Más al norte, en la Castilla septentrional y León el panorama es diferente, pues en estas tierras el labrador ha sufrido como en ninguna otra las duras consecuencias de un arriendo a corto plazo estipulado en metálico y al margen de la cuantía de la cosecha, una práctica que pervive después de la Guerra de la Independencia sin mayores consecuencias, sobre todo gracias a la facilidad relativa para la obtención de préstamos, que hace del campesinado de estas tierras una clase estable y apegada a los valores religiosos.

Valencia era tierra de contrastes entre las montañas, barrancos y desiertos del Norte y Occidente, sin mejor perspectiva que el artesanado de la lana y la costa, poblada y rica –viñedos y hortalizas–, donde la huerta en torno a la capital se convierte en una de las zonas más pobladas del continente en el tránsito del siglo xviii al xix.

Más al nordeste, Cataluña ofrece un dualismo entre un campo conservador y un prometedor sector industrial, que encontraba la mano de obra en las zonas agrarias pobres del interior montañoso. Un dualismo que explica, por un lado, la pervivencia de un bandolerismo endémico en los pobres valles pirenaicos, tan perdurable como las diferencias familiares y por otro, la progresiva consolidación de un campesinado propietario y acomodado, que edifica su estabilidad en los trigales de las llanuras, en los viñedos centrales y en los cultivos de la costa, un campesinado que tendrá como base de su estabilidad la demanda alimenticia de las ciudades, particularmente de Barcelona. Pero si el campo catalán gana una estabilidad envidiable, el proletariado industrial, andando el siglo xix, será una creciente fuente de conflictos por el afán de mejorar sus condiciones de vida, que le llevará a una progresiva concienciación de clase.

Contrastes encontramos también en el Aragón de aquellos años; en las tierras altas no había más destacable que una ganadería trashumante, pues el suelo era miserable –delgado y pedregoso con población diseminada en Teruel y Huesca–; en el bajo Aragón (Maestrazgo) se encontraba una economía deprimida, contrastando con los ricos secanos centrales y los regadíos del valle del Ebro, diferencias que tenían repercusión social, pues las condiciones de vida eran más fáciles en zonas próximas a Zaragoza o Jaca, por ejemplo, que en las grandes propiedades de los secanos, más parecidas a las andaluzas.
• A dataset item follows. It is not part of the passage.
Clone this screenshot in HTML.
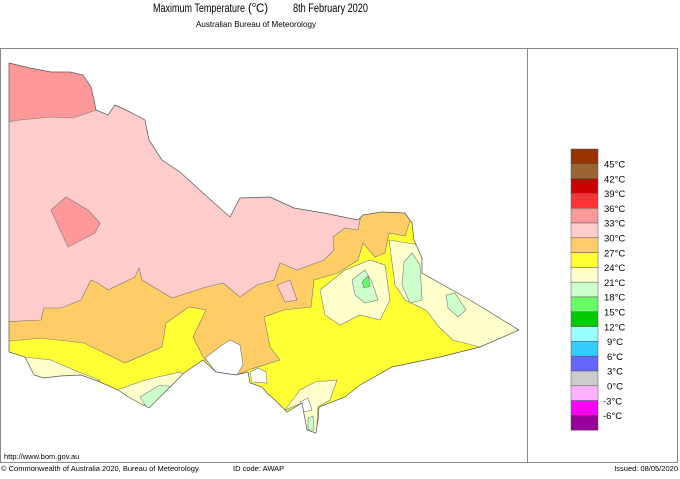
<!DOCTYPE html>
<html><head><meta charset="utf-8"><style>
body{margin:0;background:#fff;width:680px;height:474px;overflow:hidden;font-family:"Liberation Sans",sans-serif}
</style></head><body>
<svg width="680" height="474" viewBox="0 0 680 474" xmlns="http://www.w3.org/2000/svg" font-family="Liberation Sans, sans-serif">
<rect width="680" height="474" fill="#fff"/>
<text x="153" y="12" font-size="11.5" textLength="92" lengthAdjust="spacingAndGlyphs">Maximum Temperature</text>
<text x="248" y="12" font-size="11.5">(</text><text x="252" y="7" font-size="7">o</text><text x="256" y="12" font-size="11.5">C)</text>
<text x="293" y="12" font-size="11.5" textLength="75" lengthAdjust="spacingAndGlyphs">8th February 2020</text>
<text x="196" y="27" font-size="8.5" textLength="120" lengthAdjust="spacingAndGlyphs">Australian Bureau of Meteorology</text>
<rect x="0.5" y="48.5" width="677" height="414" fill="none" stroke="#888"/>
<line x1="527.5" y1="48" x2="527.5" y2="463" stroke="#888"/>
<defs>
<clipPath id="vic"><polygon id="vp" points="9,63 30,68 51,72 70,72 83,75 91,87 94,100 96,110 108,115 115,105 130,112 145,120 149,140 162,160 180,172 203,193 230,217 240,198 270,197 294,208 324,213 358,220 363,215 382,212 405,213 412,223 414,240 422,258 422,273 470,300 519,330 480,347 440,357 392,367 360,385 345,397 319,407 318,420 316,433 307,430 302,403 287,412 275,400 267,393 262,387 250,383 248,372 236,375 216,372 203,360 184,373 165,392 149,408 130,398 118,390 100,382 81,375 60,376 44,378 34,375 25,357 9,352"/></clipPath>
</defs>
<g clip-path="url(#vic)" stroke="#777" stroke-width="0.6">
<rect x="0" y="50" width="527" height="400" fill="#ffcccc" stroke="none"/>
<polygon fill="#ff9999" points="0,50 100,50 96,110 73,118 51,117 20,120 0,123"/>
<polygon fill="#ff9999" points="51,210 66,197 88,210 100,223 95,233 68,247"/>
<polygon fill="#ffcc66" points="0,322 41,320 44,308 61,308 81,300 91,280 98,283 108,290 135,277 139,268 142,280 172,298 203,288 223,283 240,297 257,285 274,280 280,263 297,270 324,260 334,250 333,237 345,228 358,230 362,210 420,200 450,300 450,450 0,450"/>
<polygon fill="#ffcccc" points="277,285 290,280 297,300 285,302"/>
<polygon fill="#ffff33" points="0,342 41,338 84,343 125,363 162,347 166,323 189,307 206,310 193,337 203,357 225,380 248,370 280,360 270,347 264,317 284,310 311,307 314,280 338,273 358,260 363,243 375,257 385,253 389,233 405,236 412,215 540,215 540,450 0,450"/>
<polygon fill="#ffffcc" points="389,240 420,245 425,270 519,330 540,340 480,347 453,340 439,327 426,310 405,300 395,285"/>
<polygon fill="#ffffcc" points="320,290 345,270 370,260 385,265 390,300 380,320 360,315 340,325 325,315"/>
<polygon fill="#ccffcc" points="352,280 365,270 372,282 378,300 365,303 355,295"/>
<polygon fill="#66ff66" points="362,282 368,276 370,286 364,288"/>
<polygon fill="#ccffcc" points="404,262 412,253 420,265 422,300 410,303 402,285"/>
<polygon fill="#ccffcc" points="446,295 455,293 466,310 458,317 448,308"/>
<polygon fill="#ffffcc" points="0,355 24,357 51,360 81,373 100,380 0,400"/>
<polygon fill="#ffffcc" points="117,390 145,380 180,372 190,378 165,395 150,410 135,402"/>
<polygon fill="#ccffcc" points="140,397 160,385 174,387 165,400 148,410"/>
<polygon fill="#ffffcc" points="285,410 300,390 315,382 337,380 330,400 318,407 316,440 300,440 302,403"/>
<polygon fill="#ccffcc" points="308,418 313,416 314,430 308,430"/>
<polygon fill="#fff" points="205,358 222,345 230,340 240,345 243,365 237,375 216,372"/>
<polygon fill="#fff" points="250,372 258,368 266,372 267,383 252,382"/>
<polygon fill="#fff" points="300,402 308,398 312,410 304,412"/>
</g>
<use href="#vp" fill="none" stroke="#555" stroke-width="0.7"/>
<g stroke="#555" stroke-width="0.5">
<rect x="571" y="149" width="27" height="14.8" fill="#993300"/>
<rect x="571" y="163.8" width="27" height="14.8" fill="#996633"/>
<rect x="571" y="178.6" width="27" height="14.8" fill="#cc0000"/>
<rect x="571" y="193.4" width="27" height="14.8" fill="#ff3333"/>
<rect x="571" y="208.2" width="27" height="14.8" fill="#ff9999"/>
<rect x="571" y="223" width="27" height="14.8" fill="#ffcccc"/>
<rect x="571" y="237.8" width="27" height="14.8" fill="#ffcc66"/>
<rect x="571" y="252.6" width="27" height="14.8" fill="#ffff33"/>
<rect x="571" y="267.4" width="27" height="14.8" fill="#ffffcc"/>
<rect x="571" y="282.2" width="27" height="14.8" fill="#ccffcc"/>
<rect x="571" y="297" width="27" height="14.8" fill="#66ff66"/>
<rect x="571" y="311.8" width="27" height="14.8" fill="#00cc00"/>
<rect x="571" y="326.6" width="27" height="14.8" fill="#99ffff"/>
<rect x="571" y="341.4" width="27" height="14.8" fill="#33ccff"/>
<rect x="571" y="356.2" width="27" height="14.8" fill="#6666ff"/>
<rect x="571" y="371" width="27" height="14.8" fill="#cccccc"/>
<rect x="571" y="385.8" width="27" height="14.8" fill="#ffb3ff"/>
<rect x="571" y="400.6" width="27" height="14.8" fill="#ff00ff"/>
<rect x="571" y="415.4" width="27" height="14.8" fill="#990099"/>
</g>
<g font-size="9.5" fill="#000">
<text x="604" y="167.5">45°C</text><text x="604" y="182.3">42°C</text><text x="604" y="197.1">39°C</text><text x="604" y="211.9">36°C</text><text x="604" y="226.7">33°C</text><text x="604" y="241.5">30°C</text><text x="604" y="256.3">27°C</text><text x="604" y="271.1">24°C</text><text x="604" y="285.9">21°C</text><text x="604" y="300.7">18°C</text><text x="604" y="315.5">15°C</text><text x="604" y="330.3">12°C</text><text x="607" y="345.1">9°C</text><text x="607" y="359.9">6°C</text><text x="607" y="374.7">3°C</text><text x="607" y="389.5">0°C</text><text x="603" y="404.3">-3°C</text><text x="603" y="419.1">-6°C</text>
</g>
<text x="4" y="459" font-size="7.5">http://www.bom.gov.au</text>
<text x="1" y="471" font-size="7.5">© Commonwealth of Australia 2020, Bureau of Meteorology</text>
<text x="233" y="471" font-size="7.5">ID code: AWAP</text>
<text x="678" y="471" font-size="7.5" text-anchor="end">Issued: 08/05/2020</text>
</svg>
</body></html>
Y ya al borde del Cantábrico, en Asturias nos encontramos con una zona montañosa y otra litoral; en aquélla, pobre, de tierras altas y pastizales, existía una sociedad estable y muy autónoma, en la que la nobleza desempeñaba un destacado papel con núcleos significativos en Gijón y Oviedo; de escasos propietarios, los arrendamientos se hacían en buenas condiciones, aunque no tanto como en Vascongadas y Cataluña. Pero en cualquier caso, la zona costera ofrecía mejores posibilidades, si bien toda Asturias dependía de los trigos leoneses y si nos desplazamos hacia el oeste del territorio, veremos la propiedad tan dividida como lo estaba en Galicia.